Not surprisingly, the vast majority of poetry dedicated to the lowest-rated president in history is negative. The poet Victor Littlebear gives us 24 scathing chapters in his mock Greek epic "The Bushiad," wherein The Rage of Achilles has nothing on The Rage of George before the war in Iraq.
Resolute George wakes up royally pissed,
Roiling with rage, his insides scorched...welding
Purpose ever tighter to his heart.
What insult, humiliation or disgrace
Could cast his soul so completely in revenge?
His pain and family's lust for vengeance
Are hidden under wraps of stately words, yet
Placed before a world transfixed by
Calls for guts and glory in the kingdom
Not to be outdone by Homer, Littlebear has also penned 24 chapters of "The Idyossy," all translated "from the original English."

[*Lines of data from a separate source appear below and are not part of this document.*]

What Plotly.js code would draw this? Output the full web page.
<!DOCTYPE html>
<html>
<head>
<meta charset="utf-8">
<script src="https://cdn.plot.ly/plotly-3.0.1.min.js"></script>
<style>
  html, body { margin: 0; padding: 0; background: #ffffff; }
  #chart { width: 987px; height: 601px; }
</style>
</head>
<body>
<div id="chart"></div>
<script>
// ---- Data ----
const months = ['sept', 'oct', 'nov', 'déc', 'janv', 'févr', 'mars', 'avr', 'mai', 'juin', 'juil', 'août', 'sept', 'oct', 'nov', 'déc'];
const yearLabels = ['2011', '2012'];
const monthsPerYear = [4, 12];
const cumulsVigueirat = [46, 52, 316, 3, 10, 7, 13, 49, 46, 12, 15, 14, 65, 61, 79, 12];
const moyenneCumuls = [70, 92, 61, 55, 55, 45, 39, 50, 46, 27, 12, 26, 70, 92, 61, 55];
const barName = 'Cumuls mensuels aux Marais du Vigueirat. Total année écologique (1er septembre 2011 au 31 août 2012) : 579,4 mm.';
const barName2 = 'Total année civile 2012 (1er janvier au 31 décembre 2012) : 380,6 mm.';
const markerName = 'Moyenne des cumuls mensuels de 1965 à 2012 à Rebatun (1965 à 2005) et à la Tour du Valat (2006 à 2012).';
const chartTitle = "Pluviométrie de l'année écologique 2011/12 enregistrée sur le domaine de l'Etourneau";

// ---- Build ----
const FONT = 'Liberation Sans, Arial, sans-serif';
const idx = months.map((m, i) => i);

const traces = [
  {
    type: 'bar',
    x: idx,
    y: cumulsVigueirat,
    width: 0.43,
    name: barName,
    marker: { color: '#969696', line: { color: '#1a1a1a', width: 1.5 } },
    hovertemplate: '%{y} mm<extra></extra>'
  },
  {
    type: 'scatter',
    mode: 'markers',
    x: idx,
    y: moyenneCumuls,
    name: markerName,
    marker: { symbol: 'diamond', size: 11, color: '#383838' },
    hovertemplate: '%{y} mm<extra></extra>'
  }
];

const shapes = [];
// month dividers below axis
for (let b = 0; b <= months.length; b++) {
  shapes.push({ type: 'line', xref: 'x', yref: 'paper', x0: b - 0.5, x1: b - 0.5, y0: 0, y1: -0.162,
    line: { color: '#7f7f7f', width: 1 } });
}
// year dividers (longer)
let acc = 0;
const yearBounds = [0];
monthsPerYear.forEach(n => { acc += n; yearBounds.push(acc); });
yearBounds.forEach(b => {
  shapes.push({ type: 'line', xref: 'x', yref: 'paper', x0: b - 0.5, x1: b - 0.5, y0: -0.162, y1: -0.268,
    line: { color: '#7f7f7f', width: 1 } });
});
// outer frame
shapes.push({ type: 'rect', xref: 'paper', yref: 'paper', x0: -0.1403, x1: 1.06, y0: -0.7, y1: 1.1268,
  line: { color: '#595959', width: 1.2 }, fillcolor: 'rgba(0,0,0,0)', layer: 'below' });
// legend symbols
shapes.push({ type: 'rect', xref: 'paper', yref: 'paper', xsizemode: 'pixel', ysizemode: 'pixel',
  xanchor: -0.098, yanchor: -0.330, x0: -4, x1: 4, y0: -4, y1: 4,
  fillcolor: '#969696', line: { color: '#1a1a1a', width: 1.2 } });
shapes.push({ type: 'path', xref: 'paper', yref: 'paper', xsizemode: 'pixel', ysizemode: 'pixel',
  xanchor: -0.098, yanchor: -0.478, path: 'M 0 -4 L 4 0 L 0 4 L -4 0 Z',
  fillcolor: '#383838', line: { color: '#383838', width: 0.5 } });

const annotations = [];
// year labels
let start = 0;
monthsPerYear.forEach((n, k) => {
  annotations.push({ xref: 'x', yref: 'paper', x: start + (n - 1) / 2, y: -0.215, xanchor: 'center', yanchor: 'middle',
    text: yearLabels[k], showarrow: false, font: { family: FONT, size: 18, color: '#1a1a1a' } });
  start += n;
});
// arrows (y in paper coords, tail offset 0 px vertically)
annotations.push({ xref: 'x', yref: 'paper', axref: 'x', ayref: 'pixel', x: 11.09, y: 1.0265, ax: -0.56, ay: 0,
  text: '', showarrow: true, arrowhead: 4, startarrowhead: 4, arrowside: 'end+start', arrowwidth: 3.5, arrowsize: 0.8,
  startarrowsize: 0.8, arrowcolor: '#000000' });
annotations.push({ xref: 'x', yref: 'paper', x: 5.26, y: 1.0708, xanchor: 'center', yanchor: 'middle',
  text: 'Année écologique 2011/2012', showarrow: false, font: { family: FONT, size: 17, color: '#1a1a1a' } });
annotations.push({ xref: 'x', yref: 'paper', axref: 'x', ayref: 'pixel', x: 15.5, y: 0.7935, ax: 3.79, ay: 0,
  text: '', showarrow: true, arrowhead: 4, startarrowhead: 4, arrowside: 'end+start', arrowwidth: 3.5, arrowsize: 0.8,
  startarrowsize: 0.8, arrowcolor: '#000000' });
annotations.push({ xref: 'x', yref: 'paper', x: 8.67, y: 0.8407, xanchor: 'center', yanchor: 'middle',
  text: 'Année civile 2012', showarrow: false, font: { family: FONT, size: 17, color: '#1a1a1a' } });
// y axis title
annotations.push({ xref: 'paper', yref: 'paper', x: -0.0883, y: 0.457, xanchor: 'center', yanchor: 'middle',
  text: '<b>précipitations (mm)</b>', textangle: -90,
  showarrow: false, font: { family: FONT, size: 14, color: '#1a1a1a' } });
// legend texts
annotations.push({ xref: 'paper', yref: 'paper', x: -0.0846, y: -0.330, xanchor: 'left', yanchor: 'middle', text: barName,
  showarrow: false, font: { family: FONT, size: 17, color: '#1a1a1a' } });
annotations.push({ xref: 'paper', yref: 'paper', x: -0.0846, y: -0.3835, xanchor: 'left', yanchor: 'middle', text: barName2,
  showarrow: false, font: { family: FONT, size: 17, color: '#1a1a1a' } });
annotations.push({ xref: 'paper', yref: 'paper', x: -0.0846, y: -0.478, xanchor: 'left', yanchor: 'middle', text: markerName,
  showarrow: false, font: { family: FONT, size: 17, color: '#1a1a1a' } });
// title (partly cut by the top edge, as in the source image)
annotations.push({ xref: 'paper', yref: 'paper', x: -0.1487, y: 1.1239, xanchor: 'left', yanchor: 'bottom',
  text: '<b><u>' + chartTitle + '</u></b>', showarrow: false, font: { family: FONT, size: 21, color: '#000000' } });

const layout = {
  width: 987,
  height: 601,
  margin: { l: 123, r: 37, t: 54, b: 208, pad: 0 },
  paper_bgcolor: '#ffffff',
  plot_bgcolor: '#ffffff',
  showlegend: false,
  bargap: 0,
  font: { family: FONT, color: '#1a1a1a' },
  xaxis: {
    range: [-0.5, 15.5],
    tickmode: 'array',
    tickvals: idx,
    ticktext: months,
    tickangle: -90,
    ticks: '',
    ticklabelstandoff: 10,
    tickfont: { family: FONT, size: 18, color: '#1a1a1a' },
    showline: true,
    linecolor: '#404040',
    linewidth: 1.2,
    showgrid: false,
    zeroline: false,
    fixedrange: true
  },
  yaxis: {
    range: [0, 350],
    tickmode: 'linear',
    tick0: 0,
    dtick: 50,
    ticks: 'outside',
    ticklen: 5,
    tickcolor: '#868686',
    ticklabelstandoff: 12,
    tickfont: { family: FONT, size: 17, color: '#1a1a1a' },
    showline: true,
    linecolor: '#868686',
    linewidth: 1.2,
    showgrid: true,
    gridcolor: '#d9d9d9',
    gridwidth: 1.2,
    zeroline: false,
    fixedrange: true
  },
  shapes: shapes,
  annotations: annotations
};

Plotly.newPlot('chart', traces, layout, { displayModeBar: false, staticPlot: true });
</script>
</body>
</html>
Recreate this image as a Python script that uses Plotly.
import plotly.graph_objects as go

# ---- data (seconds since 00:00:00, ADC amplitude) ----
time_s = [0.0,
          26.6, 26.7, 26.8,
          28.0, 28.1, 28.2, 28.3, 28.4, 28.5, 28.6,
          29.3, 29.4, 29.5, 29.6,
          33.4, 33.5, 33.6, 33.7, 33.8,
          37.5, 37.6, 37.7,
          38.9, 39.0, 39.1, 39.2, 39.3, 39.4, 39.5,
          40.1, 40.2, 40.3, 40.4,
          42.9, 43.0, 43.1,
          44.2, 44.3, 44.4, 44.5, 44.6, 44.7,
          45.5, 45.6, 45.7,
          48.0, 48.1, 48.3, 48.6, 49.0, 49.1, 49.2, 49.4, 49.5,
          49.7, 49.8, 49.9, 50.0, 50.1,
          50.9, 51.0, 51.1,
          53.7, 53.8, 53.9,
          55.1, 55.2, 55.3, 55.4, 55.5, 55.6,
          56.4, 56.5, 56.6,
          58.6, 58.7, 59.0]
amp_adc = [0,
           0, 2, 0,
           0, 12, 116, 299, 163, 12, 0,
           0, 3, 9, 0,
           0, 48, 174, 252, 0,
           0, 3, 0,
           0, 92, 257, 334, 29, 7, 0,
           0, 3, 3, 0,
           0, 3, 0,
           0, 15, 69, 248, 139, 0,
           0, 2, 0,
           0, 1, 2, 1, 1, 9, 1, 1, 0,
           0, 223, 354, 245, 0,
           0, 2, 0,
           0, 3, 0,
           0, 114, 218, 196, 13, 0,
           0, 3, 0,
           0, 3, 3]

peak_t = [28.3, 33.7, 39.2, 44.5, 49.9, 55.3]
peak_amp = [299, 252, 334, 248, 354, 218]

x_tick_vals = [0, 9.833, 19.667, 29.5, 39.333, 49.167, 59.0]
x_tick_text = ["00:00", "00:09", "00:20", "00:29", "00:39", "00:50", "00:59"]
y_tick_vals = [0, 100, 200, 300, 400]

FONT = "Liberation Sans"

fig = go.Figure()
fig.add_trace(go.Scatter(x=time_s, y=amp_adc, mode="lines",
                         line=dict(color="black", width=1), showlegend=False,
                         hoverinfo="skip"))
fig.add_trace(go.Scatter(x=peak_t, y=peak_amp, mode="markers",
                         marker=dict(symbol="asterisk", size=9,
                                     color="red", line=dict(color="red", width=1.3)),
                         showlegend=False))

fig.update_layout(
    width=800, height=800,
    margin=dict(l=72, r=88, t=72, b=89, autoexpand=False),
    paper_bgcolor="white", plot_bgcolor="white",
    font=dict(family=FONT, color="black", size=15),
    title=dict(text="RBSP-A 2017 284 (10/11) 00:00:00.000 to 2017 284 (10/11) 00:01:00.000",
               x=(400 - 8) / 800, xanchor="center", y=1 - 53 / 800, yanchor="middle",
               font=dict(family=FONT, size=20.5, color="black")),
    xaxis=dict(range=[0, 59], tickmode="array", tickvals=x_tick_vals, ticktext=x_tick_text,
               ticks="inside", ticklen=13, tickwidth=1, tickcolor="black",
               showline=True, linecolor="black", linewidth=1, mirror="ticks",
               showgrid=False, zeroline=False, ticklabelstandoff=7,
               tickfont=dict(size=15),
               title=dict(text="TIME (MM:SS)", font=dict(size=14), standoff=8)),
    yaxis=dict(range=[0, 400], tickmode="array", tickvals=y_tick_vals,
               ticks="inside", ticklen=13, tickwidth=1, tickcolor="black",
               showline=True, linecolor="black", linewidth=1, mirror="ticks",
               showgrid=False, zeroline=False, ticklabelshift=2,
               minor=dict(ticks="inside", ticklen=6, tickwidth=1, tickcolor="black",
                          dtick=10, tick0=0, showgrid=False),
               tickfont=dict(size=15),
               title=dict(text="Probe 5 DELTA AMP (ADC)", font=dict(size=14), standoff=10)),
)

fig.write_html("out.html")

The Bush poem garnering the most Internet attention, however, is "Make the Pie Higher," a collection of lines Bush actually said that's most often credited to Washington Post satirist and illustrator Richard Thompson. The poem reminds us that no one captures Bush's foibles quite like Bush himself.
"Make the Pie Higher"
I think we all agree, the past is over.
This is still a dangerous world.
It's a world of madmen
And potential mental losses.
Rarely is the question asked
Is our children learning?
Will the highways of the internet
Become more few?
How many hands have I shaked?
They misunderestimate me.
I am a pitbull on the pantleg of opportunity.
I know that the human being and the fish
Families is where our nation finds hope
Where our wings take dream.
Put food on your family!
Knock down the tollbooth!
Make the pie higher!
Make the pie higher!
Snopes.com has successfully traced all of the lines back to Bush except the "pitbull on the pantleg of opportunity," which remains, thankfully, elusive.
In 2003, Slate ran a piece on the found poetry of Donald Rumsfeld. Rumsfeld has such a natural baffling quality to him that editor Hart Seely needed only to quote him directly from a 2002 Department of Defense briefing to create the Zen-like poem, "The Unknown":
As we know,
There are known knowns.
There are things we know we know.
We also know
There are known unknowns.
That is to say
We know there are some things
We do not know.
But there are also unknown unknowns,
The ones we don't know
We don't know.
Isn't it those unknown unknowns that get you? You've got to stay vigilant. And keep an eye on that left margin, my friends. Keep an eye on that left margin.